[Source code of charts]
++++
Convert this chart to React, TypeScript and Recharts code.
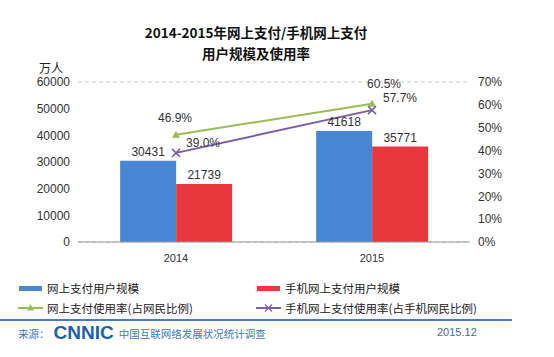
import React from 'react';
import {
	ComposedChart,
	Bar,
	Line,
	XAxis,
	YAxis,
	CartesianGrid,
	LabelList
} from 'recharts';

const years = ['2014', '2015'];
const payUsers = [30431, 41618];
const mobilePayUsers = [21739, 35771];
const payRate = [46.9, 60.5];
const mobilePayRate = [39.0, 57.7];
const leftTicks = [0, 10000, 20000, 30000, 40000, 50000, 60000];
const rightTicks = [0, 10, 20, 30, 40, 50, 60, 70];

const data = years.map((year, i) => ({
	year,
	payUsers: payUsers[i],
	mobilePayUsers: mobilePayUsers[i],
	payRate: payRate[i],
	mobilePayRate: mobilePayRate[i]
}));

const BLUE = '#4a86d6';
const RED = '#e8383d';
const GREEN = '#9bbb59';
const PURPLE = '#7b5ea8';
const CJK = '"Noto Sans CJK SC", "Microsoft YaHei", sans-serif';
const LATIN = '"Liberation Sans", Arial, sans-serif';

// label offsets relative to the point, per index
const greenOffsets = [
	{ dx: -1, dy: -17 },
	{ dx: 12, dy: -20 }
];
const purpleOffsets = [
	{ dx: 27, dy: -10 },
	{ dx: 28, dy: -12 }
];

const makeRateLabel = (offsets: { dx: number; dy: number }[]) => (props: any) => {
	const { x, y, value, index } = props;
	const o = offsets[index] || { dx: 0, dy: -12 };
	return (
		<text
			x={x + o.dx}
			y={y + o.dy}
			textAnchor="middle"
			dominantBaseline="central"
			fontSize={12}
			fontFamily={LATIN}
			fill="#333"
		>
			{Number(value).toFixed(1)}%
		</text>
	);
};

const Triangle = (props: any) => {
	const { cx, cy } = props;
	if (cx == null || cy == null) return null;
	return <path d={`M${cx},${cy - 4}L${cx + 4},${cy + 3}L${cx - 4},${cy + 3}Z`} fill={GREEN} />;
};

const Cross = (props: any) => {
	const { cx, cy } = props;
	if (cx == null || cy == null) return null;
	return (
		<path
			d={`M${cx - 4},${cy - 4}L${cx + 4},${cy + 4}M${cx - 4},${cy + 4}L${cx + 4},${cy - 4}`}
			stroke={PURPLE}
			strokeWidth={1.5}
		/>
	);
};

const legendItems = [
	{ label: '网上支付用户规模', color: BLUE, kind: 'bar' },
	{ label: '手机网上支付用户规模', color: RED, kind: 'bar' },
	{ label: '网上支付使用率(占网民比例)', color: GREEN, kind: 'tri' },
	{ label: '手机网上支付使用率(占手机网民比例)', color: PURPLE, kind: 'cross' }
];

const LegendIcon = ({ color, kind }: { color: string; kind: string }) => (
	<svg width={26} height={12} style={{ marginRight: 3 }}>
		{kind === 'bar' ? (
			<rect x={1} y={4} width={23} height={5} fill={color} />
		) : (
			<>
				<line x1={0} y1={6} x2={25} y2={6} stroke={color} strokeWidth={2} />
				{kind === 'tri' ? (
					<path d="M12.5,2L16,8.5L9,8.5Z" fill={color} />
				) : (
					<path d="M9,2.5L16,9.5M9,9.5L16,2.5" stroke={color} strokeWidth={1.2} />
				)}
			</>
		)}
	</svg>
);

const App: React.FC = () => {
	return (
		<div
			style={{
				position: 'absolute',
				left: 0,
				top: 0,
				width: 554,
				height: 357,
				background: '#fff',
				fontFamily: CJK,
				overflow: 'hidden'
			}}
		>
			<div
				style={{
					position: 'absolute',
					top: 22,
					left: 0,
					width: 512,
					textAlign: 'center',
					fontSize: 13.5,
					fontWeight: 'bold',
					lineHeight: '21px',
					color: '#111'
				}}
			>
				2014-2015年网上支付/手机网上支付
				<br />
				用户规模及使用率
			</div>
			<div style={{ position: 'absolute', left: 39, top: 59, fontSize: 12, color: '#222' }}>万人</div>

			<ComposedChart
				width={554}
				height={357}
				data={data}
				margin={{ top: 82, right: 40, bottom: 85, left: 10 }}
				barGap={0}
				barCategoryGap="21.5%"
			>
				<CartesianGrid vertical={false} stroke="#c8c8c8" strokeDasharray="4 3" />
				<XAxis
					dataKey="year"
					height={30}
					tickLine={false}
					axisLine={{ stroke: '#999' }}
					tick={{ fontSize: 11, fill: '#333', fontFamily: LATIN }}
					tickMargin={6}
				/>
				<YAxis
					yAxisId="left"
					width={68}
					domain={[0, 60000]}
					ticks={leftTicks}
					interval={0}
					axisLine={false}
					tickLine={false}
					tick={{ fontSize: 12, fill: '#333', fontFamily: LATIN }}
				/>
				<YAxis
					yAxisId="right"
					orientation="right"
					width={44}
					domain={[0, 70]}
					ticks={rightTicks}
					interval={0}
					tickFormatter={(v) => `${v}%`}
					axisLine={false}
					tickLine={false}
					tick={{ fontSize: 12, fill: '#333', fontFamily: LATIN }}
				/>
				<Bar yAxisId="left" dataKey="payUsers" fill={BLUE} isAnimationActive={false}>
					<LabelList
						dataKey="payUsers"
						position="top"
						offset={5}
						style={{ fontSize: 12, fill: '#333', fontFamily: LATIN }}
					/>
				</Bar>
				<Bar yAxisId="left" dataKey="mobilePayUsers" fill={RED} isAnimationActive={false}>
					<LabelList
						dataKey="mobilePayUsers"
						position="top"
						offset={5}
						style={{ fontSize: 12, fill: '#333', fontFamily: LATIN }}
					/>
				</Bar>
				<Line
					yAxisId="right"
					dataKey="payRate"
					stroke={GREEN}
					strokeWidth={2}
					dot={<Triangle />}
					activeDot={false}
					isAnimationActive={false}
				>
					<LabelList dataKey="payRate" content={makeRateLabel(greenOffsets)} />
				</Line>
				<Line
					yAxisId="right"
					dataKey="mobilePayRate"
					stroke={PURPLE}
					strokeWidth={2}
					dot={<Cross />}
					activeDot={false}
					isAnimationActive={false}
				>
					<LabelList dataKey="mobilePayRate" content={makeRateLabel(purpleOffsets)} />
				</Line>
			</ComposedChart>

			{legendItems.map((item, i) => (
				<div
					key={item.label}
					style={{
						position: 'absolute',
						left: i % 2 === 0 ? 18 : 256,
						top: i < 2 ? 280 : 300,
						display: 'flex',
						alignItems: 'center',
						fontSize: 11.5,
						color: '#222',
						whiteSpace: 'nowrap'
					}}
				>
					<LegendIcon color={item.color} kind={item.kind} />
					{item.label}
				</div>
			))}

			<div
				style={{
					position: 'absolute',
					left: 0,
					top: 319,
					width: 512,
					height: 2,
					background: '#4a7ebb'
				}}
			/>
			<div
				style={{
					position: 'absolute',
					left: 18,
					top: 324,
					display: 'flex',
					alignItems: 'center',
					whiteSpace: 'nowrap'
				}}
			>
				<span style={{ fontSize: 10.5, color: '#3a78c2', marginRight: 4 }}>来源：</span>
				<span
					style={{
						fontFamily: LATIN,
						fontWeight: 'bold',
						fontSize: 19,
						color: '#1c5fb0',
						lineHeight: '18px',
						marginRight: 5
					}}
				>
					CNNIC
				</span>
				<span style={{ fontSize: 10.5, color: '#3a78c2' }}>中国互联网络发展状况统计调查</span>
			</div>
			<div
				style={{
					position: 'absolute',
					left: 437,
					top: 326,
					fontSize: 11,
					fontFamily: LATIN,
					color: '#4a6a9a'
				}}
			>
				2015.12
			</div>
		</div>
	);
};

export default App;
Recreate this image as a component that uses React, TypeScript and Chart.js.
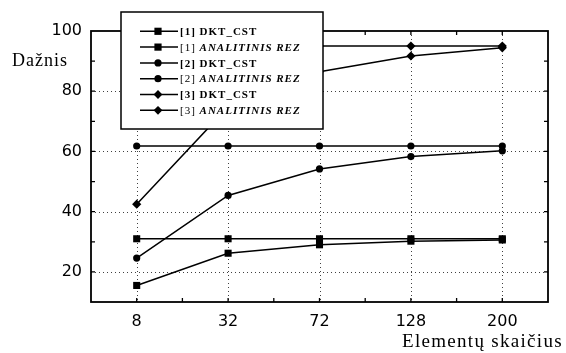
++++
▶ **THE REQUEST**
The lines from the top of the data above through the one holding "const rightTicks = [0, 10, 20, 30, 40, 50, 60, 70];" are to be repeated exactly, and only those, with no pictures.

▶ **RESULT OF THE EXERCISE**
Convert this chart to React, TypeScript and Recharts code.
import React from 'react';
import {
	ComposedChart,
	Bar,
	Line,
	XAxis,
	YAxis,
	CartesianGrid,
	LabelList
} from 'recharts';

const years = ['2014', '2015'];
const payUsers = [30431, 41618];
const mobilePayUsers = [21739, 35771];
const payRate = [46.9, 60.5];
const mobilePayRate = [39.0, 57.7];
const leftTicks = [0, 10000, 20000, 30000, 40000, 50000, 60000];
const rightTicks = [0, 10, 20, 30, 40, 50, 60, 70];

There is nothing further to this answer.